— START —
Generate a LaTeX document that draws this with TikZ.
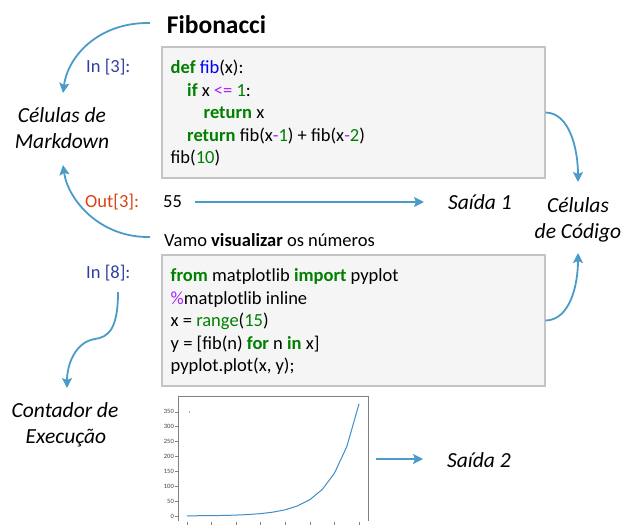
\documentclass[tikz,border=0pt]{standalone}
\usepackage{fontspec}
\setmainfont{Carlito}
\usetikzlibrary{arrows.meta}
\definecolor{arr}{HTML}{4B9BC8}
\definecolor{boxfill}{HTML}{F5F5F5}
\definecolor{boxline}{HTML}{C4C4C4}
\definecolor{kwgreen}{HTML}{008000}
\definecolor{fnblue}{HTML}{0000FF}
\definecolor{oppurple}{HTML}{AA22FF}
\definecolor{inblue}{HTML}{303F9F}
\definecolor{outred}{HTML}{D84315}
\definecolor{plotblue}{HTML}{3F8CC6}
\definecolor{axgray}{HTML}{808080}
\newcommand{\pkw}[1]{{\bfseries\color{kwgreen}#1}}
\newcommand{\pfn}[1]{{\color{fnblue}#1}}
\newcommand{\pop}[1]{{\color{oppurple}#1}}
\newcommand{\pnum}[1]{{\color{kwgreen}#1}}
\begin{document}
\begin{tikzpicture}[x=1pt,y=-1pt,
  codebox/.style={draw=boxline, fill=boxfill, line width=1.3pt, inner sep=0pt},
  code/.style={anchor=base west, inner sep=0pt, font=\fontsize{18.5}{22}\selectfont},
  lbl/.style={anchor=base, inner sep=0pt, font=\fontsize{21.5}{26}\selectfont\itshape},
  prompt/.style={anchor=base west, inner sep=0pt, font=\fontsize{18.5}{22}\selectfont},
  flow/.style={draw=arr, line width=1.8pt, -{Stealth[length=10pt,width=10pt,inset=2pt]}},
  ticklbl/.style={anchor=east, inner sep=0pt, font=\fontsize{6.5}{7}\selectfont, text=black!75}]
\useasboundingbox (0,0) rectangle (625,525);

% title
\node[anchor=base, inner sep=0pt, font=\fontsize{25.5}{30}\selectfont\bfseries] (title) at (216.5,33) {Fibonacci};

% code cells
\node[codebox, minimum width=383pt, minimum height=131pt] (cell1) at (353.5,112.5) {};
\node[codebox, minimum width=383pt, minimum height=131pt] (cell2) at (353.5,320.5) {};

\node[code] (c11) at (170.5,73.5) {\pkw{def} \pfn{fib}(x):};
\node[code] (c12) at (170.5,96) {\hspace*{16.5pt}\pkw{if} x \pop{<=} \pnum{1}:};
\node[code] (c13) at (170.5,118.5) {\hspace*{33pt}\pkw{return} x};
\node[code] (c14) at (170.5,141) {\hspace*{16.5pt}\pkw{return} fib(x\pop{-}\pnum{1}) + fib(x\pop{-}\pnum{2})};
\node[code] (c15) at (170.5,163.5) {fib(\pnum{10})};

\node[code] (c21) at (170.5,281.5) {\pkw{from} matplotlib \pkw{import} pyplot};
\node[code] (c22) at (170.5,304) {\pop{\%}matplotlib inline};
\node[code] (c23) at (170.5,326.5) {x = \pnum{range}(\pnum{15})};
\node[code] (c24) at (170.5,349) {y = [fib(n) \pkw{for} n \pkw{in} x]};
\node[code] (c25) at (170.5,371.5) {pyplot.plot(x, y);};

% prompts and plain text
\node[prompt, text=inblue] (in3) at (86,72) {In [3]:};
\node[prompt, text=outred] (out3) at (85,207) {Out[3]:};
\node[prompt] (res55) at (163,207) {55};
\node[prompt] (md) at (164,246) {Vamo \textbf{visualizar} os números};
\node[prompt, text=inblue] (in8) at (86,278) {In [8]:};

% italic labels
\node[lbl] (mk1) at (62,122) {Células de};
\node[lbl] (mk2) at (62,148) {Markdown};
\node[lbl] (cc1) at (578,212) {Células};
\node[lbl] (cc2) at (578,238) {de Código};
\node[lbl] (ce1) at (65,417) {Contador de};
\node[lbl] (ce2) at (66,443) {Execução};
\node[lbl, anchor=base west] (s1) at (448,209) {Saída 1};
\node[lbl, anchor=base west] (s2) at (447,467) {Saída 2};

% connector end points
\coordinate (a1s) at (150,23);
\coordinate (a1e) at (63,93);
\coordinate (a2s) at (150,237);
\coordinate (a2e) at (63,165);
\coordinate (a3e) at (578,182);
\coordinate (a4e) at (578,253);
\coordinate (a5s) at (118,292);
\coordinate (a5m) at (95,339);
\coordinate (a5e) at (67,388);
\coordinate (a6s) at (195,202);
\coordinate (a6e) at (424,202);
\coordinate (a7s) at (376,459);
\coordinate (a7e) at (423,459);

\draw[flow] (a1s) .. controls (100,22) and (68,55) .. (a1e);
\draw[flow] (a2s) .. controls (100,238) and (68,200) .. (a2e);
\draw[flow] (cell1.east) .. controls (570,113) and (578,150) .. (a3e);
\draw[flow] (cell2.east) .. controls (570,320) and (578,285) .. (a4e);
\draw[flow] (a5s) .. controls (118,330) and (108,337) .. (a5m) .. controls (75,342) and (67,365) .. (a5e);
\draw[flow] (a6s) -- (a6e);
\draw[flow] (a7s) -- (a7e);

% plot
\draw[axgray, line width=0.8pt] (178,521) -- (178,396) -- (368,396) -- (368,521);
\foreach \v in {0,50,...,350} {
  \draw[axgray, line width=0.6pt] (175,{516-0.2975*\v}) -- (178,{516-0.2975*\v});
  \node[ticklbl] (yt\v) at (174,{516-0.2975*\v}) {\v};
}
\foreach \k in {0,2,...,14} {
  \draw[axgray, line width=0.6pt] ({187+12.29*\k},522) -- ({187+12.29*\k},525);
}
\draw[plotblue, line width=1pt, line join=round] plot coordinates {
 (187,516) (199.29,515.70) (211.58,515.70) (223.87,515.41) (236.16,515.11)
 (248.45,514.51) (260.74,513.62) (273.03,512.13) (285.32,509.75) (297.61,505.89)
 (309.9,499.64) (322.19,489.52) (334.48,473.16) (346.77,446.68) (359.06,403.84)};
\draw[plotblue!60, line width=0.6pt] (189,410.5) -- (189,413);
\end{tikzpicture}
\end{document}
— END —
▶ TASK: Reproduce the whole listing above word for word, but not its pictures.

▶ WRITTEN SOLUTION:
Generate a LaTeX document that draws this with TikZ.
\documentclass[tikz,border=0pt]{standalone}
\usepackage{fontspec}
\setmainfont{Carlito}
\usetikzlibrary{arrows.meta}
\definecolor{arr}{HTML}{4B9BC8}
\definecolor{boxfill}{HTML}{F5F5F5}
\definecolor{boxline}{HTML}{C4C4C4}
\definecolor{kwgreen}{HTML}{008000}
\definecolor{fnblue}{HTML}{0000FF}
\definecolor{oppurple}{HTML}{AA22FF}
\definecolor{inblue}{HTML}{303F9F}
\definecolor{outred}{HTML}{D84315}
\definecolor{plotblue}{HTML}{3F8CC6}
\definecolor{axgray}{HTML}{808080}
\newcommand{\pkw}[1]{{\bfseries\color{kwgreen}#1}}
\newcommand{\pfn}[1]{{\color{fnblue}#1}}
\newcommand{\pop}[1]{{\color{oppurple}#1}}
\newcommand{\pnum}[1]{{\color{kwgreen}#1}}
\begin{document}
\begin{tikzpicture}[x=1pt,y=-1pt,
  codebox/.style={draw=boxline, fill=boxfill, line width=1.3pt, inner sep=0pt},
  code/.style={anchor=base west, inner sep=0pt, font=\fontsize{18.5}{22}\selectfont},
  lbl/.style={anchor=base, inner sep=0pt, font=\fontsize{21.5}{26}\selectfont\itshape},
  prompt/.style={anchor=base west, inner sep=0pt, font=\fontsize{18.5}{22}\selectfont},
  flow/.style={draw=arr, line width=1.8pt, -{Stealth[length=10pt,width=10pt,inset=2pt]}},
  ticklbl/.style={anchor=east, inner sep=0pt, font=\fontsize{6.5}{7}\selectfont, text=black!75}]
\useasboundingbox (0,0) rectangle (625,525);

% title
\node[anchor=base, inner sep=0pt, font=\fontsize{25.5}{30}\selectfont\bfseries] (title) at (216.5,33) {Fibonacci};

% code cells
\node[codebox, minimum width=383pt, minimum height=131pt] (cell1) at (353.5,112.5) {};
\node[codebox, minimum width=383pt, minimum height=131pt] (cell2) at (353.5,320.5) {};

\node[code] (c11) at (170.5,73.5) {\pkw{def} \pfn{fib}(x):};
\node[code] (c12) at (170.5,96) {\hspace*{16.5pt}\pkw{if} x \pop{<=} \pnum{1}:};
\node[code] (c13) at (170.5,118.5) {\hspace*{33pt}\pkw{return} x};
\node[code] (c14) at (170.5,141) {\hspace*{16.5pt}\pkw{return} fib(x\pop{-}\pnum{1}) + fib(x\pop{-}\pnum{2})};
\node[code] (c15) at (170.5,163.5) {fib(\pnum{10})};

\node[code] (c21) at (170.5,281.5) {\pkw{from} matplotlib \pkw{import} pyplot};
\node[code] (c22) at (170.5,304) {\pop{\%}matplotlib inline};
\node[code] (c23) at (170.5,326.5) {x = \pnum{range}(\pnum{15})};
\node[code] (c24) at (170.5,349) {y = [fib(n) \pkw{for} n \pkw{in} x]};
\node[code] (c25) at (170.5,371.5) {pyplot.plot(x, y);};

% prompts and plain text
\node[prompt, text=inblue] (in3) at (86,72) {In [3]:};
\node[prompt, text=outred] (out3) at (85,207) {Out[3]:};
\node[prompt] (res55) at (163,207) {55};
\node[prompt] (md) at (164,246) {Vamo \textbf{visualizar} os números};
\node[prompt, text=inblue] (in8) at (86,278) {In [8]:};

% italic labels
\node[lbl] (mk1) at (62,122) {Células de};
\node[lbl] (mk2) at (62,148) {Markdown};
\node[lbl] (cc1) at (578,212) {Células};
\node[lbl] (cc2) at (578,238) {de Código};
\node[lbl] (ce1) at (65,417) {Contador de};
\node[lbl] (ce2) at (66,443) {Execução};
\node[lbl, anchor=base west] (s1) at (448,209) {Saída 1};
\node[lbl, anchor=base west] (s2) at (447,467) {Saída 2};

% connector end points
\coordinate (a1s) at (150,23);
\coordinate (a1e) at (63,93);
\coordinate (a2s) at (150,237);
\coordinate (a2e) at (63,165);
\coordinate (a3e) at (578,182);
\coordinate (a4e) at (578,253);
\coordinate (a5s) at (118,292);
\coordinate (a5m) at (95,339);
\coordinate (a5e) at (67,388);
\coordinate (a6s) at (195,202);
\coordinate (a6e) at (424,202);
\coordinate (a7s) at (376,459);
\coordinate (a7e) at (423,459);

\draw[flow] (a1s) .. controls (100,22) and (68,55) .. (a1e);
\draw[flow] (a2s) .. controls (100,238) and (68,200) .. (a2e);
\draw[flow] (cell1.east) .. controls (570,113) and (578,150) .. (a3e);
\draw[flow] (cell2.east) .. controls (570,320) and (578,285) .. (a4e);
\draw[flow] (a5s) .. controls (118,330) and (108,337) .. (a5m) .. controls (75,342) and (67,365) .. (a5e);
\draw[flow] (a6s) -- (a6e);
\draw[flow] (a7s) -- (a7e);

% plot
\draw[axgray, line width=0.8pt] (178,521) -- (178,396) -- (368,396) -- (368,521);
\foreach \v in {0,50,...,350} {
  \draw[axgray, line width=0.6pt] (175,{516-0.2975*\v}) -- (178,{516-0.2975*\v});
  \node[ticklbl] (yt\v) at (174,{516-0.2975*\v}) {\v};
}
\foreach \k in {0,2,...,14} {
  \draw[axgray, line width=0.6pt] ({187+12.29*\k},522) -- ({187+12.29*\k},525);
}
\draw[plotblue, line width=1pt, line join=round] plot coordinates {
 (187,516) (199.29,515.70) (211.58,515.70) (223.87,515.41) (236.16,515.11)
 (248.45,514.51) (260.74,513.62) (273.03,512.13) (285.32,509.75) (297.61,505.89)
 (309.9,499.64) (322.19,489.52) (334.48,473.16) (346.77,446.68) (359.06,403.84)};
\draw[plotblue!60, line width=0.6pt] (189,410.5) -- (189,413);
\end{tikzpicture}
\end{document}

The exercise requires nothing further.